▸ INSTRUCTIONS FOR THE TASK:
Quote every line as written. Omit pictures.

▸ DATA PROVIDED:

----------

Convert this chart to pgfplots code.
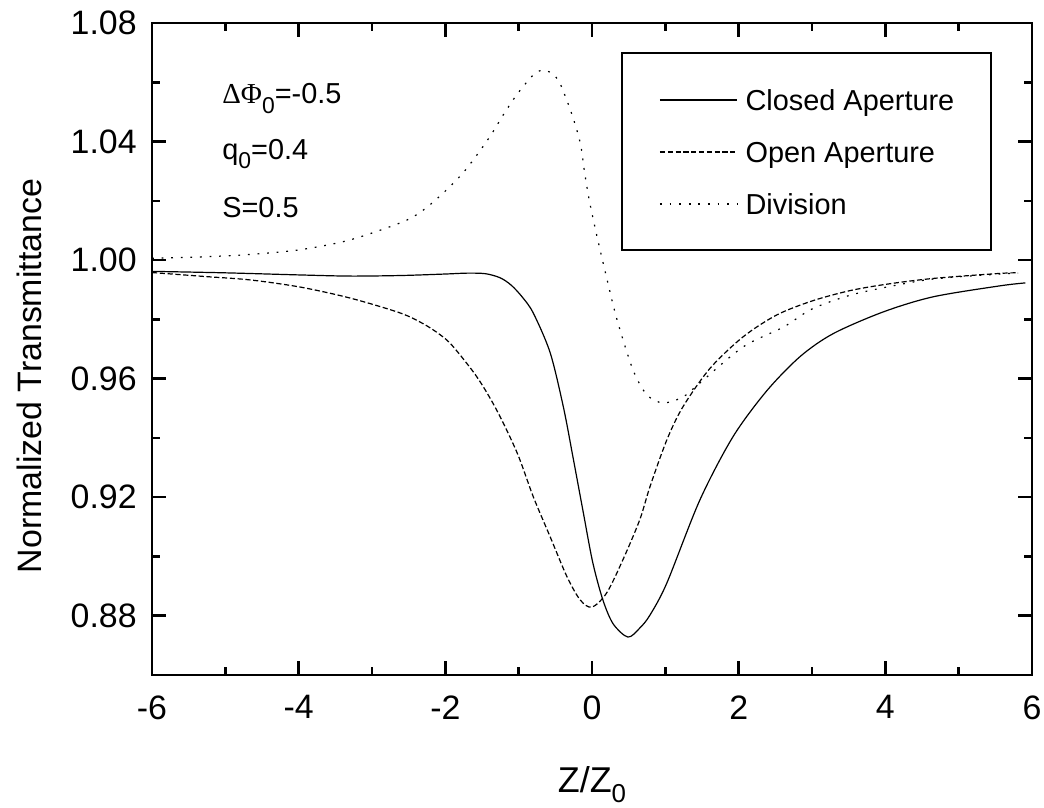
\documentclass[border=0pt]{standalone}
\usepackage{fontspec}
\setmainfont{Liberation Sans}
\newfontfamily\greekfont{Liberation Serif}
\usepackage{pgfplots}
\pgfplotsset{compat=1.18}
\usetikzlibrary{calc}

% Z/Z0 and normalized transmittance
\pgfplotstableread{
x y
-6.00 0.9962
-5.00 0.9957
-4.00 0.9950
-3.30 0.9946
-2.60 0.9948
-2.00 0.9953
-1.70 0.9956
-1.45 0.9954
-1.25 0.9940
-1.10 0.9915
-0.95 0.9875
-0.80 0.9821
-0.57 0.9687
-0.39 0.9504
-0.26 0.9336
-0.12 0.9150
0.01 0.8980
0.15 0.8852
0.29 0.8772
0.49 0.8728
0.65 0.8758
0.79 0.8802
1.02 0.8910
1.47 0.9190
1.92 0.9403
2.38 0.9558
2.84 0.9675
3.29 0.9752
3.97 0.9825
4.65 0.9876
5.56 0.9913
5.91 0.9923
}\closedap

\pgfplotstableread{
x y
-6.00 0.9958
-5.30 0.9945
-4.66 0.9933
-3.98 0.9909
-3.30 0.9872
-2.62 0.9822
-2.30 0.9785
-2.07 0.9748
-1.90 0.9710
-1.57 0.9606
-1.30 0.9494
-1.02 0.9349
-0.80 0.9201
-0.57 0.9066
-0.34 0.8931
-0.16 0.8853
0.00 0.8829
0.20 0.8877
0.42 0.8988
0.65 0.9123
0.79 0.9235
1.02 0.9393
1.24 0.9505
1.61 0.9635
2.06 0.9741
2.52 0.9815
3.00 0.9862
3.50 0.9896
4.00 0.9918
4.65 0.9938
5.56 0.9955
5.81 0.9957
}\openap

\pgfplotstableread{
x y
-6.00 1.0006
-5.30 1.0011
-4.66 1.0019
-3.98 1.0035
-3.30 1.0068
-2.58 1.0129
-2.30 1.0169
-2.03 1.0226
-1.77 1.0291
-1.55 1.0361
-1.36 1.0429
-1.21 1.0490
-1.02 1.0560
-0.80 1.0625
-0.67 1.0641
-0.55 1.0630
-0.44 1.0598
-0.28 1.0496
-0.16 1.0395
-0.10 1.0294
-0.03 1.0193
0.07 1.0078
0.20 0.9940
0.34 0.9800
0.56 0.9629
0.75 0.9545
0.97 0.9518
1.24 0.9538
1.47 0.9585
2.06 0.9707
2.61 0.9774
3.00 0.9835
3.50 0.9880
4.00 0.9908
4.65 0.9936
5.56 0.9953
5.81 0.9956
}\division

\begin{document}
\begin{tikzpicture}
\begin{axis}[
  scale only axis,
  width=440bp, height=326bp,
  xmin=-6, xmax=6, ymin=0.86, ymax=1.08,
  xtick={-6,-4,-2,0,2,4,6},
  xticklabels={-6,-4,-2,0,2,4,6},
  minor x tick num=1,
  ytick={0.88,0.92,0.96,1.00,1.04,1.08},
  yticklabels={0.88,0.92,0.96,1.00,1.04,1.08},
  minor y tick num=1,
  tick align=inside,
  major tick length=6.8bp, minor tick length=3.8bp,
  axis line style={line width=1.3bp},
  every tick/.style={black, line width=1.3bp},
  ticklabel style={font=\fontsize{17}{19}\selectfont},
  xticklabel style={anchor=north, inner sep=0pt, yshift=-10bp},
  yticklabel style={anchor=east, inner sep=0pt, xshift=-7.5bp},
  xlabel={Z/Z\raisebox{-0.28em}{\fontsize{13}{13}\selectfont 0}},
  ylabel={Normalized Transmittance},
  xlabel style={font=\fontsize{18}{20}\selectfont, at={(axis description cs:0.5,0)}, anchor=base, yshift=-58.5bp},
  ylabel style={font=\fontsize{17}{19}\selectfont, at={(axis description cs:0,0.4586)}, anchor=base, yshift=55bp},
  legend style={draw=none, fill=none, at={(rel axis cs:0.5761,0.8021)}, anchor=west,
    inner sep=0pt, row sep=12.5bp, column sep=4bp,
    nodes={inner sep=0pt, font=\fontsize{14.5}{16}\selectfont, text height=12bp, text depth=1.5bp}},
  legend cell align=left,
  legend image code/.code={\draw[#1] (0bp,0bp) -- (38.5bp,0bp);},
]
\addplot[black, line width=0.6bp, smooth] table {\closedap};
\addlegendentry{Closed Aperture}
\addplot[black, line width=0.6bp, smooth, dash pattern=on 2.6bp off 1.3bp] table {\openap};
\addlegendentry{Open Aperture}
\addplot[black, line width=0.6bp, smooth, dash pattern=on 0.9bp off 3.9bp] table {\division};
\addlegendentry{Division}

\draw[line width=0.7bp] (rel axis cs:0.5341,0.6518) rectangle (rel axis cs:0.9534,0.9540);

\node[anchor=base west, font=\fontsize{14.5}{16}\selectfont, inner sep=0pt] at (rel axis cs:0.0795,0.877)
  {{\greekfont ΔΦ}\raisebox{-0.35em}{\fontsize{11.5}{11.5}\selectfont 0}=-0.5};
\node[anchor=base west, font=\fontsize{14.5}{16}\selectfont, inner sep=0pt] at (rel axis cs:0.0795,0.790)
  {q\raisebox{-0.3em}{\fontsize{11.5}{11.5}\selectfont 0}=0.4};
\node[anchor=base west, font=\fontsize{14.5}{16}\selectfont, inner sep=0pt] at (rel axis cs:0.0795,0.701)
  {S=0.5};

\coordinate (bl) at (rel axis cs:0,0);
\coordinate (tr) at (rel axis cs:1,1);
\end{axis}
\pgfresetboundingbox
\path[use as bounding box] ($(bl)+(-76bp,-66.5bp)$) rectangle ($(tr)+(6bp,11.5bp)$);
\end{tikzpicture}
\end{document}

----------

▸ ANSWER TO THE TASK:
Convert this chart to pgfplots code.
\documentclass[border=0pt]{standalone}
\usepackage{fontspec}
\setmainfont{Liberation Sans}
\newfontfamily\greekfont{Liberation Serif}
\usepackage{pgfplots}
\pgfplotsset{compat=1.18}
\usetikzlibrary{calc}

% Z/Z0 and normalized transmittance
\pgfplotstableread{
x y
-6.00 0.9962
-5.00 0.9957
-4.00 0.9950
-3.30 0.9946
-2.60 0.9948
-2.00 0.9953
-1.70 0.9956
-1.45 0.9954
-1.25 0.9940
-1.10 0.9915
-0.95 0.9875
-0.80 0.9821
-0.57 0.9687
-0.39 0.9504
-0.26 0.9336
-0.12 0.9150
0.01 0.8980
0.15 0.8852
0.29 0.8772
0.49 0.8728
0.65 0.8758
0.79 0.8802
1.02 0.8910
1.47 0.9190
1.92 0.9403
2.38 0.9558
2.84 0.9675
3.29 0.9752
3.97 0.9825
4.65 0.9876
5.56 0.9913
5.91 0.9923
}\closedap

\pgfplotstableread{
x y
-6.00 0.9958
-5.30 0.9945
-4.66 0.9933
-3.98 0.9909
-3.30 0.9872
-2.62 0.9822
-2.30 0.9785
-2.07 0.9748
-1.90 0.9710
-1.57 0.9606
-1.30 0.9494
-1.02 0.9349
-0.80 0.9201
-0.57 0.9066
-0.34 0.8931
-0.16 0.8853
0.00 0.8829
0.20 0.8877
0.42 0.8988
0.65 0.9123
0.79 0.9235
1.02 0.9393
1.24 0.9505
1.61 0.9635
2.06 0.9741
2.52 0.9815
3.00 0.9862
3.50 0.9896
4.00 0.9918
4.65 0.9938
5.56 0.9955
5.81 0.9957
}\openap

\pgfplotstableread{
x y
-6.00 1.0006
-5.30 1.0011
-4.66 1.0019
-3.98 1.0035
-3.30 1.0068
-2.58 1.0129
-2.30 1.0169
-2.03 1.0226
-1.77 1.0291
-1.55 1.0361
-1.36 1.0429
-1.21 1.0490
-1.02 1.0560
-0.80 1.0625
-0.67 1.0641
-0.55 1.0630
-0.44 1.0598
-0.28 1.0496
-0.16 1.0395
-0.10 1.0294
-0.03 1.0193
0.07 1.0078
0.20 0.9940
0.34 0.9800
0.56 0.9629
0.75 0.9545
0.97 0.9518
1.24 0.9538
1.47 0.9585
2.06 0.9707
2.61 0.9774
3.00 0.9835
3.50 0.9880
4.00 0.9908
4.65 0.9936
5.56 0.9953
5.81 0.9956
}\division

\begin{document}
\begin{tikzpicture}
\begin{axis}[
  scale only axis,
  width=440bp, height=326bp,
  xmin=-6, xmax=6, ymin=0.86, ymax=1.08,
  xtick={-6,-4,-2,0,2,4,6},
  xticklabels={-6,-4,-2,0,2,4,6},
  minor x tick num=1,
  ytick={0.88,0.92,0.96,1.00,1.04,1.08},
  yticklabels={0.88,0.92,0.96,1.00,1.04,1.08},
  minor y tick num=1,
  tick align=inside,
  major tick length=6.8bp, minor tick length=3.8bp,
  axis line style={line width=1.3bp},
  every tick/.style={black, line width=1.3bp},
  ticklabel style={font=\fontsize{17}{19}\selectfont},
  xticklabel style={anchor=north, inner sep=0pt, yshift=-10bp},
  yticklabel style={anchor=east, inner sep=0pt, xshift=-7.5bp},
  xlabel={Z/Z\raisebox{-0.28em}{\fontsize{13}{13}\selectfont 0}},
  ylabel={Normalized Transmittance},
  xlabel style={font=\fontsize{18}{20}\selectfont, at={(axis description cs:0.5,0)}, anchor=base, yshift=-58.5bp},
  ylabel style={font=\fontsize{17}{19}\selectfont, at={(axis description cs:0,0.4586)}, anchor=base, yshift=55bp},
  legend style={draw=none, fill=none, at={(rel axis cs:0.5761,0.8021)}, anchor=west,
    inner sep=0pt, row sep=12.5bp, column sep=4bp,
    nodes={inner sep=0pt, font=\fontsize{14.5}{16}\selectfont, text height=12bp, text depth=1.5bp}},
  legend cell align=left,
  legend image code/.code={\draw[#1] (0bp,0bp) -- (38.5bp,0bp);},
]
\addplot[black, line width=0.6bp, smooth] table {\closedap};
\addlegendentry{Closed Aperture}
\addplot[black, line width=0.6bp, smooth, dash pattern=on 2.6bp off 1.3bp] table {\openap};
\addlegendentry{Open Aperture}
\addplot[black, line width=0.6bp, smooth, dash pattern=on 0.9bp off 3.9bp] table {\division};
\addlegendentry{Division}

\draw[line width=0.7bp] (rel axis cs:0.5341,0.6518) rectangle (rel axis cs:0.9534,0.9540);

\node[anchor=base west, font=\fontsize{14.5}{16}\selectfont, inner sep=0pt] at (rel axis cs:0.0795,0.877)
  {{\greekfont ΔΦ}\raisebox{-0.35em}{\fontsize{11.5}{11.5}\selectfont 0}=-0.5};
\node[anchor=base west, font=\fontsize{14.5}{16}\selectfont, inner sep=0pt] at (rel axis cs:0.0795,0.790)
  {q\raisebox{-0.3em}{\fontsize{11.5}{11.5}\selectfont 0}=0.4};
\node[anchor=base west, font=\fontsize{14.5}{16}\selectfont, inner sep=0pt] at (rel axis cs:0.0795,0.701)
  {S=0.5};

\coordinate (bl) at (rel axis cs:0,0);
\coordinate (tr) at (rel axis cs:1,1);
\end{axis}
\pgfresetboundingbox
\path[use as bounding box] ($(bl)+(-76bp,-66.5bp)$) rectangle ($(tr)+(6bp,11.5bp)$);
\end{tikzpicture}
\end{document}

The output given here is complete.